### SUPPLIED MATERIAL
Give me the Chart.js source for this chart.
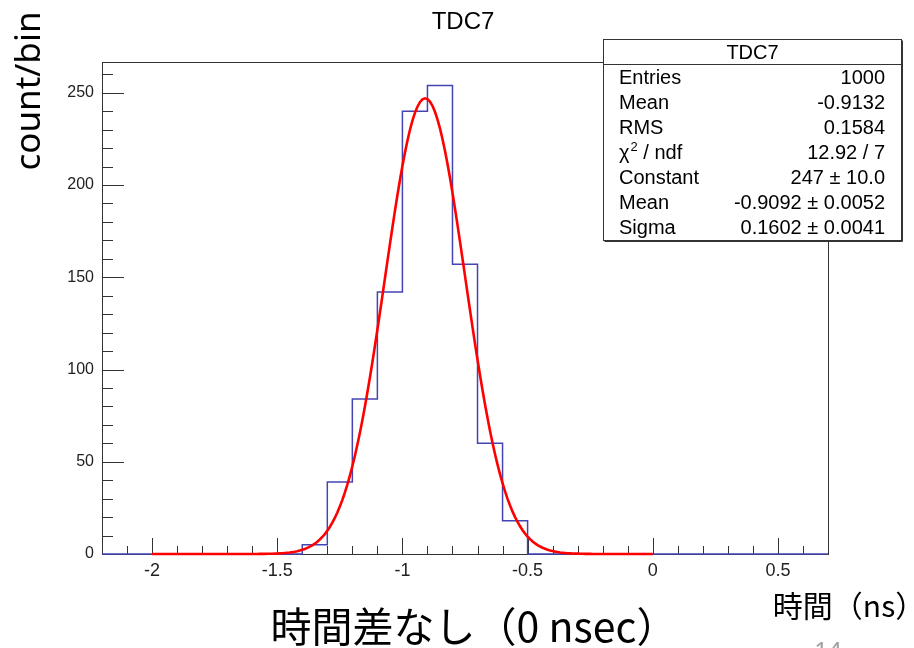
<!DOCTYPE html>
<html>
<head>
<meta charset="utf-8">
<script src="https://cdn.jsdelivr.net/npm/chart.js@4.4.1/dist/chart.umd.min.js"></script>
<style>
  html, body { margin: 0; padding: 0; background: #fff; }
  #wrap { position: relative; width: 914px; height: 648px; overflow: hidden; }
  canvas { display: block; }
</style>
</head>
<body>
<div id="wrap"><canvas id="tdc" width="914" height="648"></canvas></div>
<script>
// histogram TDC7: 29 bins of 0.1 ns from -2.2 to 0.7
const binLow = -2.2;
const binWidth = 0.1;
const counts = [0, 0, 0, 0, 0, 0, 0, 0, 5, 39, 84, 142, 240, 254, 157, 60, 18,
  0, 0, 0, 0, 0, 0, 0, 0, 0, 0, 0, 0];

// gaussian fit result
const fitConstant = 247;
const fitMean = -0.9092;
const fitSigma = 0.1602;
const fitRange = [-2, 0];

const xTickValues = [-2, -1.5, -1, -0.5, 0, 0.5];
const yTickValues = [0, 50, 100, 150, 200, 250];

const statLabels = ["Entries", "Mean", "RMS", "chi2", "Constant", "Mean", "Sigma"];
const statValues = ["1000", "-0.9132", "0.1584", "12.92 / 7", "247 \u00b1 10.0",
  "-0.9092 \u00b1 0.0052", "0.1602 \u00b1 0.0041"];

// outline points for the stepped histogram
const histPoints = counts.map((c, i) => ({ x: binLow + i * binWidth, y: c }));
histPoints.push({ x: binLow + counts.length * binWidth, y: counts[counts.length - 1] });

const fitPoints = [];
for (let i = 0; i <= 200; i++) {
  const x = fitRange[0] + (fitRange[1] - fitRange[0]) * i / 200;
  const z = (x - fitMean) / fitSigma;
  fitPoints.push({ x: x, y: fitConstant * Math.exp(-0.5 * z * z) });
}

const AXIS_FONT = '"Liberation Sans", Arial, sans-serif';

// frame and inward ticks, ROOT style
const framePlugin = {
  id: "frame",
  beforeDatasetsDraw(chart) {
    const { ctx, chartArea: a, scales } = chart;
    ctx.save();
    ctx.strokeStyle = "#333";
    ctx.lineWidth = 1;
    ctx.strokeRect(Math.round(a.left) + 0.5, Math.round(a.top) + 0.5,
      Math.round(a.right - a.left), Math.round(a.bottom - a.top));
    ctx.beginPath();
    for (let i = -22; i <= 7; i++) {
      const px = Math.round(scales.x.getPixelForValue(i / 10)) + 0.5;
      const len = i % 5 === 0 ? 16 : 8;
      ctx.moveTo(px, a.bottom);
      ctx.lineTo(px, a.bottom - len);
    }
    for (let j = 0; j <= 26; j++) {
      const py = Math.round(scales.y.getPixelForValue(j * 10)) + 0.5;
      const len = j % 5 === 0 ? 22 : 11;
      ctx.moveTo(a.left, py);
      ctx.lineTo(a.left + len, py);
    }
    ctx.stroke();
    ctx.restore();
  }
};

// title, stats box and slide captions
const textPlugin = {
  id: "texts",
  afterDraw(chart) {
    const ctx = chart.ctx;
    ctx.save();
    ctx.fillStyle = "#000";
    ctx.textAlign = "center";
    ctx.textBaseline = "middle";
    ctx.font = "24px " + AXIS_FONT;
    ctx.fillText("TDC7", 463, 22);

    // stats box
    const bx = 603.5, by = 39.5, bw = 298, bh = 201;
    ctx.fillStyle = "#fff";
    ctx.fillRect(bx, by, bw, bh);
    ctx.strokeStyle = "#333";
    ctx.lineWidth = 1;
    ctx.strokeRect(bx, by, bw, bh);
    ctx.beginPath();
    ctx.moveTo(bx + bw + 1, by + 1);
    ctx.lineTo(bx + bw + 1, by + bh + 1);
    ctx.lineTo(bx + 1, by + bh + 1);
    ctx.moveTo(bx, 64.5);
    ctx.lineTo(bx + bw, 64.5);
    ctx.stroke();

    ctx.fillStyle = "#000";
    ctx.font = "20px " + AXIS_FONT;
    ctx.fillText("TDC7", bx + bw / 2, 53);
    statLabels.forEach((label, k) => {
      const y = 78 + k * 25;
      ctx.textAlign = "left";
      if (label === "chi2") {
        ctx.font = "20px " + AXIS_FONT;
        ctx.fillText("\u03c7", 619, y);
        let w = ctx.measureText("\u03c7").width;
        ctx.font = "13px " + AXIS_FONT;
        ctx.fillText("2", 619 + w + 1, y - 6);
        w += ctx.measureText("2").width + 1;
        ctx.font = "20px " + AXIS_FONT;
        ctx.fillText(" / ndf", 619 + w, y);
      } else {
        ctx.font = "20px " + AXIS_FONT;
        ctx.fillText(label, 619, y);
      }
      ctx.textAlign = "right";
      ctx.fillText(statValues[k], 885, y);
    });

    // slide captions
    ctx.textAlign = "center";
    ctx.fillStyle = "#000";
    ctx.save();
    ctx.translate(30, 91);
    ctx.rotate(-Math.PI / 2);
    ctx.font = '35px "Noto Sans", sans-serif';
    ctx.fillText("count/bin", 0, 0);
    ctx.restore();

    ctx.font = '41px "Noto Sans CJK JP", sans-serif';
    ctx.fillText("時間差なし（0 nsec）", 474, 626);
    ctx.font = '30px "Noto Sans CJK JP", sans-serif';
    ctx.fillText("時間（ns）", 849, 606);
    ctx.fillStyle = "#a0a0a0";
    ctx.font = '24px "Noto Sans", sans-serif';
    ctx.fillText("14", 828, 652);
    ctx.restore();
  }
};

new Chart(document.getElementById("tdc"), {
  type: "line",
  data: {
    datasets: [
      {
        label: "TDC7",
        data: histPoints,
        borderColor: "#4444b4",
        borderWidth: 1.5,
        stepped: "before",
        pointRadius: 0,
        fill: false,
        clip: false,
        order: 2
      },
      {
        label: "gaus",
        data: fitPoints,
        borderColor: "#ff0000",
        borderWidth: 2.6,
        pointRadius: 0,
        tension: 0,
        fill: false,
        clip: false,
        order: 1
      }
    ]
  },
  options: {
    responsive: false,
    animation: false,
    devicePixelRatio: 1,
    layout: { padding: { top: 62, right: 86, left: 0, bottom: 0 } },
    plugins: { legend: { display: false }, tooltip: { enabled: false } },
    scales: {
      x: {
        type: "linear",
        min: -2.2,
        max: 0.7,
        grid: { display: false, drawTicks: false },
        border: { display: false },
        afterBuildTicks: (scale) => { scale.ticks = xTickValues.map((v) => ({ value: v })); },
        afterFit: (scale) => { scale.height = 94; },
        ticks: {
          padding: 6, color: "#222", maxRotation: 0,
          font: { family: AXIS_FONT, size: 18 },
          callback: (v) => String(v)
        }
      },
      y: {
        type: "linear",
        min: 0,
        max: 266.7,
        grid: { display: false, drawTicks: false },
        border: { display: false },
        afterBuildTicks: (scale) => { scale.ticks = yTickValues.map((v) => ({ value: v })); },
        afterFit: (scale) => { scale.width = 102; },
        ticks: {
          padding: 8, color: "#222",
          font: { family: AXIS_FONT, size: 16 },
          callback: (v) => String(v)
        }
      }
    }
  },
  plugins: [framePlugin, textPlugin]
});
</script>
</body>
</html>
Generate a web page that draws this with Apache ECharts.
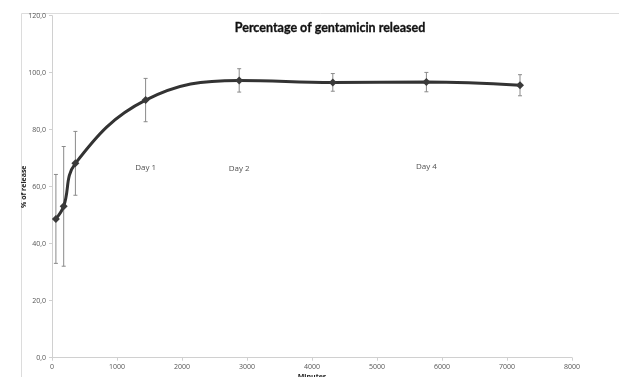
<!DOCTYPE html>
<html><head><meta charset="utf-8">
<script src="https://cdn.jsdelivr.net/npm/echarts@6/dist/echarts.min.js"></script>
<style>html,body{margin:0;padding:0;background:#fff}#c{width:619px;height:377px}</style>
</head><body><div id="c"></div>
<script>
var minutes = [60, 180, 360, 1440, 2880, 4320, 5760, 7200];
var release = [48.7, 53.1, 68.2, 90.4, 97.3, 96.6, 96.7, 95.6];
var errors  = [15.6, 21.0, 11.2, 7.6, 4.1, 3.1, 3.4, 3.7];
var dayLabels = ['Day 1', 'Day 2', 'Day 4'];
var dayX = [1440, 2880, 5760];
var dayY = [66.6, 66.2, 66.9];

var chart = echarts.init(document.getElementById('c'));
var font = "'Open Sans', 'Liberation Sans', sans-serif";
chart.setOption({
  animation: false,
  backgroundColor: '#fff',
  title: {
    text: 'Percentage of gentamicin released',
    left: 325, top: 16, textAlign: 'center',
    textStyle: { fontFamily: "Lato, 'Open Sans', sans-serif", fontSize: 12.5, fontWeight: 'bold', color: '#111',
      textBorderColor: '#111', textBorderWidth: 0.3 }
  },
  graphic: [{
    type: 'rect', left: 19, top: 11, z: -1,
    shape: { width: 700, height: 500 },
    style: { fill: 'none', stroke: '#dcdcdc', lineWidth: 1 }
  }],
  grid: { left: 52, right: 47, top: 15.7, bottom: 19.3, outerBoundsMode: 'none', containLabel: false },
  xAxis: {
    type: 'value', min: 0, max: 8000, interval: 1000,
    name: 'Minutes', nameLocation: 'middle', nameGap: 16, nameMoveOverlap: false,
    nameTextStyle: { fontFamily: font, fontSize: 7, fontWeight: 'bold', color: '#222' },
    axisLine: { lineStyle: { color: '#d0d0d0' } },
    axisTick: { show: true, length: 3, lineStyle: { color: '#d0d0d0' } },
    axisLabel: { fontFamily: font, fontSize: 7, color: '#555', margin: 6,
      formatter: function (v) { return String(v); } },
    splitLine: { show: false }
  },
  yAxis: {
    type: 'value', min: 0, max: 120, interval: 20,
    name: '% of release', nameLocation: 'middle', nameGap: 25, nameRotate: 90, nameMoveOverlap: false,
    nameTextStyle: { fontFamily: font, fontSize: 7, fontWeight: 'bold', color: '#222' },
    axisLine: { show: true, lineStyle: { color: '#d0d0d0' } },
    axisTick: { show: true, length: 3, lineStyle: { color: '#d0d0d0' } },
    axisLabel: { fontFamily: font, fontSize: 7, color: '#555', margin: 6,
      formatter: function (v) { return v.toFixed(1).replace('.', ','); } },
    splitLine: { show: false }
  },
  series: [
    {
      type: 'custom',
      renderItem: function (params, api) {
        var x = api.value(0), lo = api.value(1), hi = api.value(2);
        var p1 = api.coord([x, hi]), p2 = api.coord([x, lo]);
        var c = 2;
        var st = { stroke: '#8a8a8a', lineWidth: 1 };
        return { type: 'group', children: [
          { type: 'line', shape: { x1: p1[0], y1: p1[1], x2: p2[0], y2: p2[1] }, style: st },
          { type: 'line', shape: { x1: p1[0]-c, y1: p1[1], x2: p1[0]+c, y2: p1[1] }, style: st },
          { type: 'line', shape: { x1: p2[0]-c, y1: p2[1], x2: p2[0]+c, y2: p2[1] }, style: st }
        ]};
      },
      data: minutes.map(function (m, i) { return [m, release[i] - errors[i], release[i] + errors[i]]; }),
      z: 1
    },
    {
      type: 'line', smooth: 0.4,
      data: minutes.map(function (m, i) { return [m, release[i]]; }),
      lineStyle: { color: '#333', width: 3 },
      symbol: 'diamond', symbolSize: 8,
      itemStyle: { color: '#3a3a3a' },
      z: 2
    },
    {
      type: 'scatter', symbolSize: 0,
      data: dayX.map(function (x, i) { return { value: [x, dayY[i]], name: dayLabels[i] }; }),
      label: { show: true, position: 'inside', formatter: '{b}',
        fontFamily: font, fontSize: 8, color: '#222' },
      z: 3
    }
  ]
});
</script></body></html>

### DIRECTION
From the entries, copy out each line containing the word "this".

### ANSWER TO THE EXERCISE
Give me the Chart.js source for this chart.
Generate a web page that draws this with Apache ECharts.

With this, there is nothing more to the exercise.